To that end, it’s important that your content provides continued value to your customers. They need a reason to keep coming back to you—one that’s authentic, and doesn’t feel artificially-enforced. Your expertise adds value to their purchase of your product.
In order to come across as authoritative and genuine, your content should reflect a deep understanding of your customers’ industry, their pain points, needs, and longer-term goals. Which brings it all back, full circle, to customer intel. It’s near-impossible to display this level of expertise without thorough, thoughtful research into your target audience.
A well-designed content marketing strategy can shine for your SaaS.

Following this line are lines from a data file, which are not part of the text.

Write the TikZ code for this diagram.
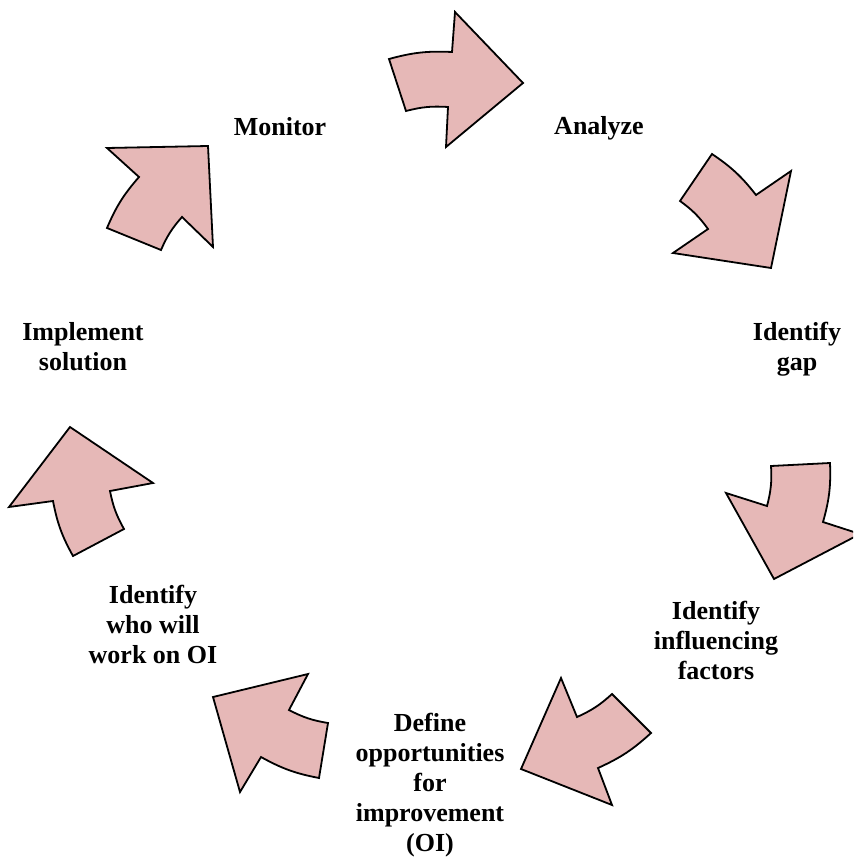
\documentclass[tikz,border=0pt]{standalone}
\usepackage{fontspec}
\setmainfont{Liberation Serif}
\usepackage{xcolor}
\definecolor{arrowpink}{HTML}{E6B8B7}
\tikzset{
	blockarrow/.style={draw=black, fill=arrowpink, line width=0.9pt, line join=miter},
	steplabel/.style={align=center, inner sep=0pt,
			font=\bfseries\fontsize{13}{15}\selectfont}
}

\begin{document}
\begin{tikzpicture}[x=0.5pt, y=-0.5pt]
	\useasboundingbox (0, 0) rectangle (853, 861);
	\clip (0, 0) rectangle (853, 861);

	% the seven steps, clockwise from the top
	\node[steplabel] (monitor)   at (280, 127) {Monitor};
	\node[steplabel] (analyze)   at (599, 128) {Analyze};
	\node[steplabel] (gap)       at (797, 349) {Identify\\gap};
	\node[steplabel] (factors)   at (716, 640) {Identify\\influencing\\factors};
	\node[steplabel] (define)    at (430, 785) {Define\\opportunities\\for\\improvement\\(OI)};
	\node[steplabel] (who)       at (153, 624) {Identify\\who will\\work on OI};
	\node[steplabel] (implement) at (83, 347)  {Implement\\solution};

	% curved block arrows between the steps
	\draw[blockarrow]	(389, 59) to[bend left=9] (452, 52) -- (455, 12) -- (523, 83)
		-- (446, 147) -- (448, 107) to[bend right=9] (406, 111) -- cycle;
	\draw[blockarrow]	(712, 154) to[bend left=9] (756, 195) -- (791, 171) -- (771, 268)
		-- (673, 253) -- (708, 229) to[bend right=9] (680, 201) -- cycle;
	\draw[blockarrow]	(830, 463) to[bend left=9] (823, 522) -- (860, 534) -- (774, 579)
		-- (726, 493) -- (767, 506) to[bend right=9] (771, 466) -- cycle;
	\draw[blockarrow]	(651, 733) to[bend left=9] (598, 768) -- (612, 805) -- (521, 769)
		-- (561, 678) -- (577, 717) to[bend right=9] (612, 694) -- cycle;
	\draw[blockarrow]	(319, 778) to[bend left=9] (261, 757) -- (240, 792) -- (213, 697)
		-- (308, 674) -- (289, 710) to[bend right=9] (328, 723) -- cycle;
	\draw[blockarrow]	(73, 556) to[bend left=9] (53, 501) -- (9, 507) -- (70, 427)
		-- (153, 483) -- (110, 491) to[bend right=9] (124, 529) -- cycle;
	\draw[blockarrow]	(107, 228) to[bend left=9] (139, 177) -- (107, 148) -- (208, 146)
		-- (213, 247) -- (182, 217) to[bend right=9] (161, 250) -- cycle;
\end{tikzpicture}
\end{document}
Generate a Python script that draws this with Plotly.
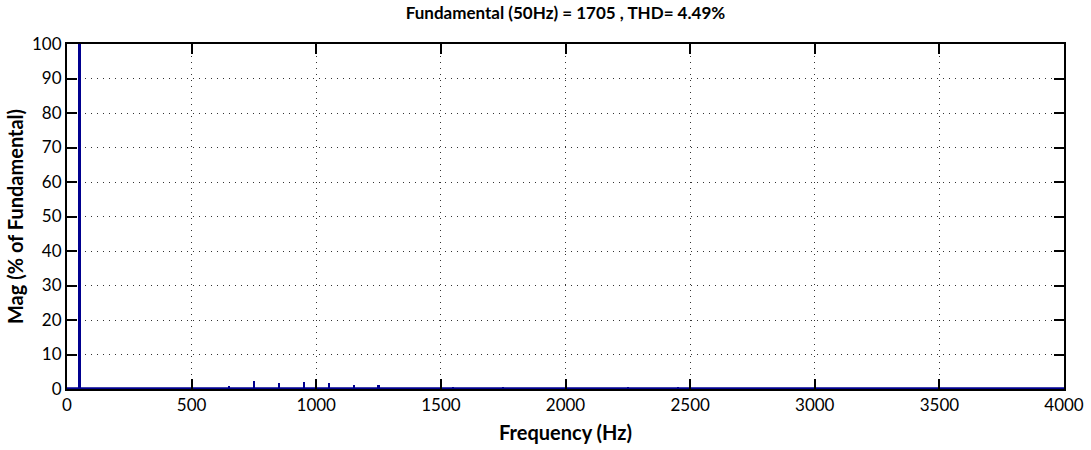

Content marketing is a proven strategy for increasing qualified leads and building a strong relationship with your target audience. It’s an approach that can be especially effective for software-as-a-service products, by virtue of its strong digital presence, flexibility, and customer-focused approach.
The unique strengths of content marketing for SaaS products depend on robust and thoughtful market research. To find your ideal audience and, more importantly, to authentically address their most pressing needs, it’s important to invest time in understanding what your potential customers are looking for.
When you genuinely understand your audience, you can create high-quality content that speaks to their needs and helps develop trust. The increased brand authority that results will create more qualified leads for your business, and a loyal customer base that will continue to grow your SaaS product into the future.